╭─ EXERCISE MATERIALS
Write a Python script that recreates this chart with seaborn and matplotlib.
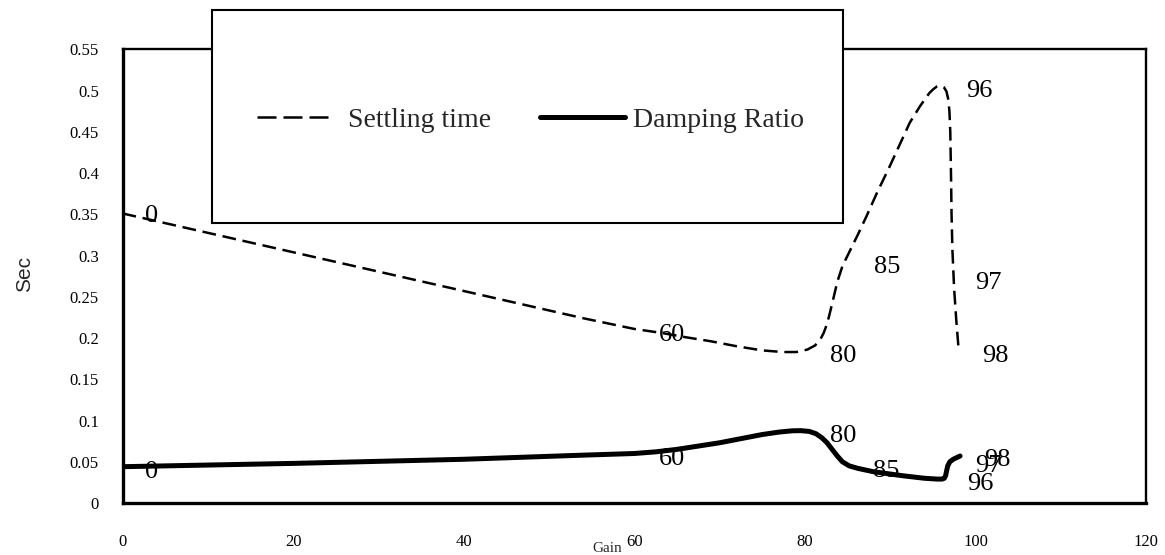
import matplotlib
matplotlib.use("Agg")
import matplotlib.pyplot as plt
import seaborn as sns
import pandas as pd
from matplotlib.lines import Line2D
from matplotlib.patches import Rectangle
from matplotlib.ticker import FuncFormatter

# ---- data ----
settling_gain = [0, 20, 40, 54, 60, 63.3, 66, 69, 72, 75, 77.4, 79, 80.3, 81.2, 81.8,
                 82.2, 82.6, 82.9, 83.3, 83.8, 84.4, 85.2, 86.2, 87.2, 88.5, 89.9,
                 91.1, 92.3, 93.5, 94.6, 95.1, 95.5, 95.9, 96.3, 96.6, 96.8, 96.95,
                 97.05, 97.1, 97.15, 97.2, 97.3, 97.5, 97.75, 98]
settling_sec = [0.351, 0.304, 0.257, 0.224, 0.211, 0.206, 0.201, 0.196, 0.190, 0.185,
                0.183, 0.183, 0.186, 0.191, 0.198, 0.206, 0.217, 0.229, 0.246, 0.268,
                0.287, 0.304, 0.325, 0.347, 0.377, 0.407, 0.434, 0.461, 0.481, 0.497,
                0.502, 0.505, 0.506, 0.504, 0.499, 0.490, 0.475, 0.450, 0.420, 0.388,
                0.350, 0.307, 0.260, 0.222, 0.190]

damping_gain = [0, 20, 40, 54, 60, 62.5, 65, 67.5, 70, 72.5, 75, 77, 78.5, 79.5, 80.5,
                81.3, 82, 82.6, 83.2, 83.8, 84.4, 85.2, 86.2, 88, 91.5, 94, 95.5,
                96.1, 96.35, 96.5, 96.6, 96.75, 97.0, 97.4, 97.8, 98.2]
damping_ratio = [0.044, 0.048, 0.053, 0.058, 0.060, 0.062, 0.065, 0.069, 0.073, 0.078,
                 0.083, 0.086, 0.0875, 0.0877, 0.0868, 0.084, 0.079, 0.073, 0.065,
                 0.057, 0.050, 0.045, 0.042, 0.038, 0.033, 0.030, 0.029, 0.029, 0.030,
                 0.033, 0.038, 0.045, 0.050, 0.053, 0.055, 0.057]

settling_labels = ["0", "60", "80", "85", "96", "97", "98"]
settling_label_x = [3.4, 64.4, 84.5, 89.6, 100.5, 101.5, 102.3]
settling_label_y = [0.348, 0.204, 0.178, 0.286, 0.500, 0.267, 0.178]

damping_labels = ["0", "60", "80", "85", "96", "97", "98"]
damping_label_x = [3.4, 64.4, 84.5, 89.5, 100.6, 101.5, 102.6]
damping_label_y = [0.038, 0.053, 0.081, 0.039, 0.023, 0.045, 0.052]

x_ticks = [0, 20, 40, 60, 80, 100, 120]
y_ticks = [0, 0.05, 0.1, 0.15, 0.2, 0.25, 0.3, 0.35, 0.4, 0.45, 0.5, 0.55]

# ---- style ----
sns.set_style("white")
plt.rcParams['font.family'] = ['Liberation Serif', 'DejaVu Serif']

fig = plt.figure(figsize=(11.65, 5.55), dpi=100)
ax = fig.add_axes([0.1052, 0.0937, 0.8785, 0.8175])

df_s = pd.DataFrame({"Gain": settling_gain, "Sec": settling_sec})
df_d = pd.DataFrame({"Gain": damping_gain, "Sec": damping_ratio})

sns.lineplot(data=df_s, x="Gain", y="Sec", sort=False, estimator=None, ax=ax,
             color="black", linewidth=1.8)
ax.lines[-1].set_linestyle((0, (5.5, 2.7)))
sns.lineplot(data=df_d, x="Gain", y="Sec", sort=False, estimator=None, ax=ax,
             color="black", linewidth=3.6)
ax.lines[-1].set_solid_capstyle("round")
ax.lines[-1].set_solid_joinstyle("round")

for t, x, y in zip(settling_labels, settling_label_x, settling_label_y):
    ax.text(x, y, t, ha="center", va="center", fontsize=19, color="black")
for t, x, y in zip(damping_labels, damping_label_x, damping_label_y):
    ax.text(x, y, t, ha="center", va="center", fontsize=19, color="black")

ax.set_xlim(0, 120)
ax.set_ylim(0, 0.55)
ax.set_xticks(x_ticks)
ax.set_yticks(y_ticks)
ax.yaxis.set_major_formatter(FuncFormatter(lambda v, p: f"{v:g}"))
ax.xaxis.set_major_formatter(FuncFormatter(lambda v, p: f"{v:g}"))
ax.tick_params(axis="both", direction="in", length=3, width=1.3, colors="black",
               labelsize=12)
ax.tick_params(axis="x", pad=22)
ax.tick_params(axis="y", pad=17)
ax.set_xlabel("")
ax.set_ylabel("")

for side in ["left", "bottom"]:
    ax.spines[side].set_linewidth(2.4)
    ax.spines[side].set_color("black")
for side in ["top", "right"]:
    ax.spines[side].set_linewidth(1.7)
    ax.spines[side].set_color("black")

# legend box (extends above the plot area)
box = Rectangle((0.0874, 0.617), 0.704 - 0.0874, 1.0866 - 0.617,
                transform=ax.transAxes, facecolor="white", edgecolor="black",
                linewidth=1.5, clip_on=False, zorder=8)
ax.add_patch(box)

h1 = Line2D([], [], color="black", linewidth=1.8, linestyle=(0, (7.6, 2.8)))
h2 = Line2D([], [], color="black", linewidth=3.6)
leg1 = ax.legend(handles=[h1], labels=["Settling time"], loc="center left",
                 bbox_to_anchor=(0.1314, 0.844), frameon=False, handlelength=2.55,
                 handletextpad=0.72, borderpad=0, borderaxespad=0, fontsize=20)
leg1.set_zorder(10)
ax.add_artist(leg1)
leg2 = ax.legend(handles=[h2], labels=["Damping Ratio"], loc="center left",
                 bbox_to_anchor=(0.4079, 0.844), frameon=False, handlelength=3.06,
                 handletextpad=0.29, borderpad=0, borderaxespad=0, fontsize=20)
leg2.set_zorder(10)

fig.text(25 / 1165, 1 - 274 / 555, "Sec", rotation=90, ha="center", va="center",
         fontsize=15, family=["Liberation Sans", "DejaVu Sans"])
fig.text(607 / 1165, 1 - 549 / 555, "Gain", ha="center", va="center", fontsize=11)

fig.savefig("out.png", dpi=100)
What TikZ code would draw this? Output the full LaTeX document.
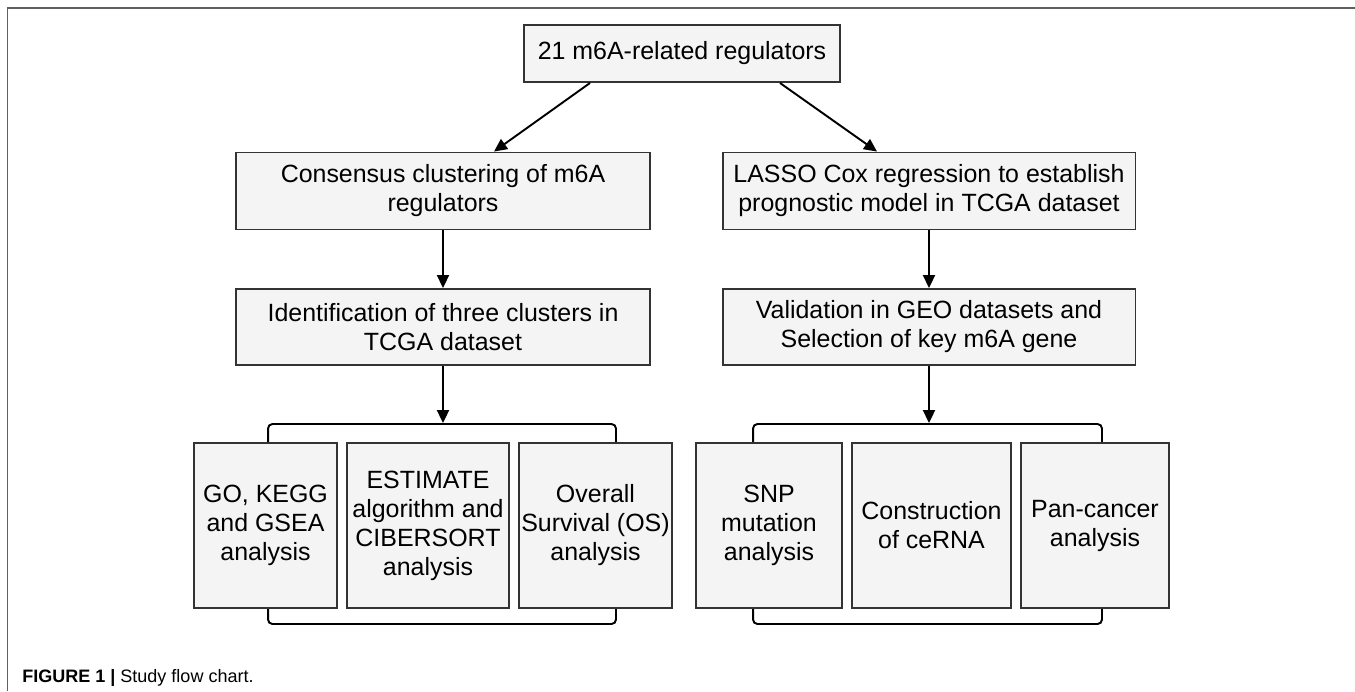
\documentclass[tikz,border=0pt]{standalone}
\usepackage{fontspec}
\setmainfont{Liberation Sans}
\usetikzlibrary{arrows.meta}
\definecolor{boxfill}{HTML}{F4F4F4}
\definecolor{boxline}{HTML}{333333}
\definecolor{framegray}{HTML}{606060}

\begin{document}
\begin{tikzpicture}[x=0.02cm,y=-0.02cm]

	\tikzstyle{flow} = [draw=boxline,line width=1.1pt,fill=boxfill,align=center,inner sep=0pt,font=\fontsize{14.2}{16.5}\selectfont]
	\tikzstyle{grp} = [draw=black,line width=1.1pt,rounded corners=2.5pt,inner sep=0pt,minimum height=4cm]
	\tikzstyle{link} = [line width=1.1pt,-{Triangle[length=0.26cm,width=0.24cm]}]

	\useasboundingbox (0,0) rectangle (1355,691);
	\draw[framegray,line width=0.8pt] (7.5,691) -- (7.5,8) -- (1355,8);

	% top of the chart
	\node[flow,minimum width=6.32cm,minimum height=1.14cm] (top) at (682,53.5) {21 m6A-related regulators};

	\node[flow,minimum width=8.28cm,minimum height=1.54cm] (cons) at (443,191) {Consensus clustering of m6A\\regulators};
	\node[flow,minimum width=8.28cm,minimum height=1.52cm] (ident) at (443,327) {Identification of three clusters in\\TCGA dataset};

	\node[flow,minimum width=8.26cm,minimum height=1.54cm] (lasso) at (929,191) {LASSO Cox regression to establish\\prognostic model in TCGA dataset};
	\node[flow,minimum width=8.26cm,minimum height=1.52cm] (valid) at (929,327) {Validation in GEO datasets and\\Selection of key m6A gene};

	% brackets behind the analysis boxes
	\node[grp,minimum width=6.96cm] (lgrp) at (442,524) {};
	\node[grp,minimum width=6.98cm] (rgrp) at (927.5,524) {};

	\foreach \n/\x/\w/\t in {go/265.5/2.86/{GO, KEGG\\and GSEA\\analysis},
		est/428/3.24/{ESTIMATE\\algorithm and\\CIBERSORT\\analysis},
		os/595.5/3.06/{Overall\\Survival (OS)\\analysis},
		snp/769/2.92/{SNP\\mutation\\analysis},
		cerna/931.5/3.18/{Construction\\of ceRNA},
		pan/1095/2.96/{Pan-cancer\\analysis}}
		\node[flow,minimum width=\w cm,minimum height=3.3cm] (\n) at (\x,525.5) {\t};

	\draw[link] ([xshift=-1.84cm]top.south) -- ([xshift=1.02cm]cons.north);
	\draw[link] ([xshift=1.96cm]top.south) -- ([xshift=-1.04cm]lasso.north);
	\draw[link] (cons) -- (ident);
	\draw[link] (lasso) -- (valid);
	\draw[link] (ident.south) -- (ident.south |- lgrp.north);
	\draw[link] (valid.south) -- (valid.south |- rgrp.north);

	\node[anchor=base west,inner sep=0pt,font=\fontsize{10.25}{12}\selectfont] (cap) at (22,682) {\textbf{FIGURE 1 |} Study flow chart.};

\end{tikzpicture}
\end{document}
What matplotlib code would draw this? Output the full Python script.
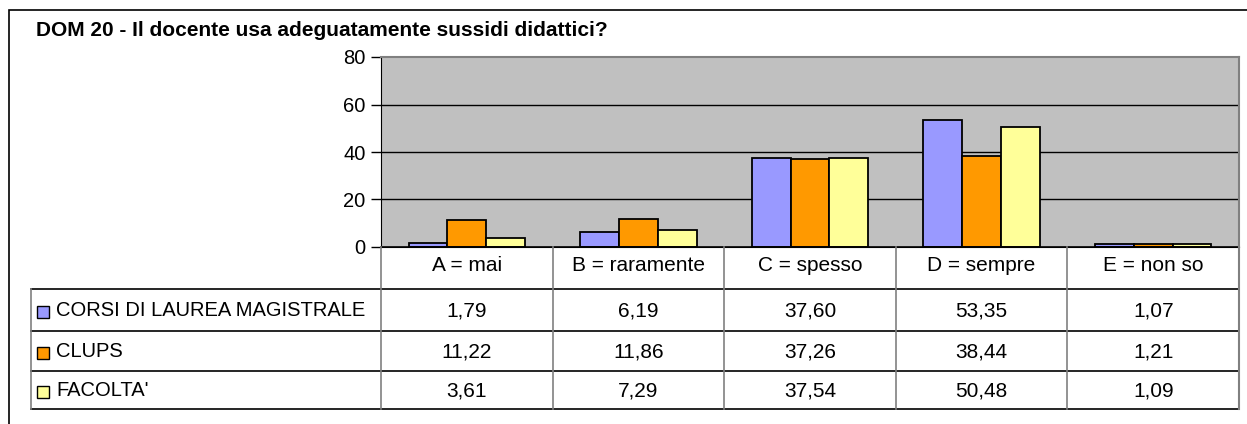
╰─
■ **WORK TO BE COMPLETED**:
Give back exactly the lines from the top of the records to the line containing "from matplotlib.ticker import FuncFormatter", both included, and no pictures.

■ **ANSWER BELOW**:
Write a Python script that recreates this chart with seaborn and matplotlib.
import matplotlib
matplotlib.use("Agg")
import matplotlib.pyplot as plt
import seaborn as sns
import pandas as pd
from matplotlib.lines import Line2D
from matplotlib.patches import Rectangle
from matplotlib.ticker import FuncFormatter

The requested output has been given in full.